Monday, October 17, 2011

Collateral Consequences of Criminal Record: NACDL to Start Task Force

NACDL released today that they will be holding an inaugural hearing in Chicago, Ill. this Thursday and Friday to address the issue of the criminal record syndrome. It goes something like this: Potential Employer: Have you been convicted of a felony? Potential Applicant: Yes, as a juvenile. The collateral consequences of a criminal conviction are far reaching and NACDL proposes to address the issue starting this week in Chicago for two days of hearings from
Press Release(Oct. 17, 2011) – It has been reported that as many as one in four American adults have a criminal record, some 65 million people. The National Association of Criminal Defense Lawyers (NACDL) is a leading national voice calling attention to this matter of significant public concern -- the vast expansion in recent decades of the criminal law and its intended and unintended consequences in American society. In addition to its ongoing work in our courts, legislatures and the public square to combat the overcriminalization of conduct in U.S. society, NACDL is also focused on the consequences of conviction – specific legal barriers, generalized discrimination, and social stigma – which have likewise become more numerous and severe, more public, and more permanent.
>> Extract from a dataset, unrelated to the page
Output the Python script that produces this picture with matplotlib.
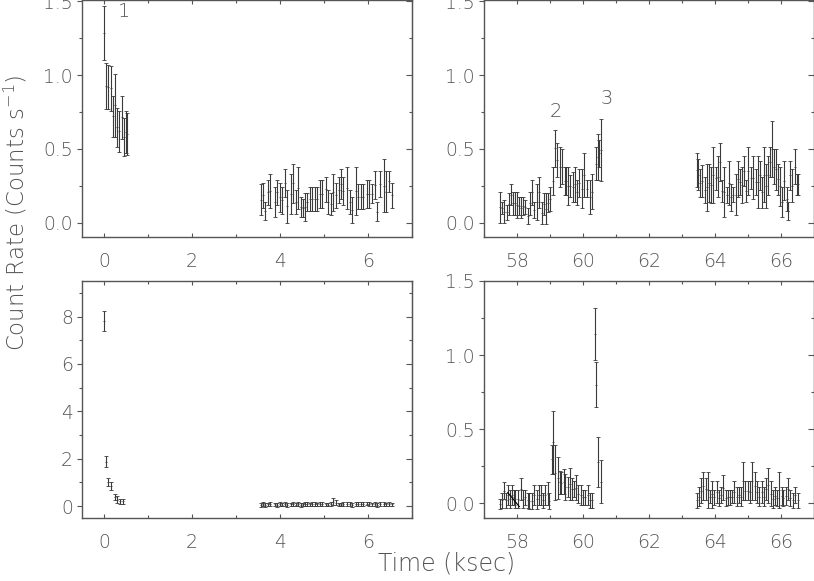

They affect jobs and licenses, housing, public benefits, judicial rights, parental rights, interstate travel, and even volunteer opportunities. To this end, NACDL recently established the national Task Force on Restoration of Rights and Status After Conviction to undertake an inquiry into how legal mechanisms for relief from the collateral consequences of conviction are actually working, in state and federal systems, and develop comprehensive proposals for reform. The co-Chairs of the Task Force are attorneys Rick Jones of New York City and Vicki Young of San Francisco. The Task Force will be holding its inaugural hearing in Chicago, Ill., this Thursday and Friday, Oct. 20 and 21, 2011. Approximately two dozen witnesses over the course of two full days will testify before the task force providing a range of personal and professional experiences, perspectives and expertise on the important practical issues surrounding barriers to re-entry and the collateral consequences of a criminal record. Witnesses will include Judge Paul Biebel, Presiding Judge, Cook County Circuit Court, Criminal Division and John Schomberg, General Counsel, Office of the Governor of Illinois, as well as individuals who themselves confronted barriers to re-entry and other stakeholders.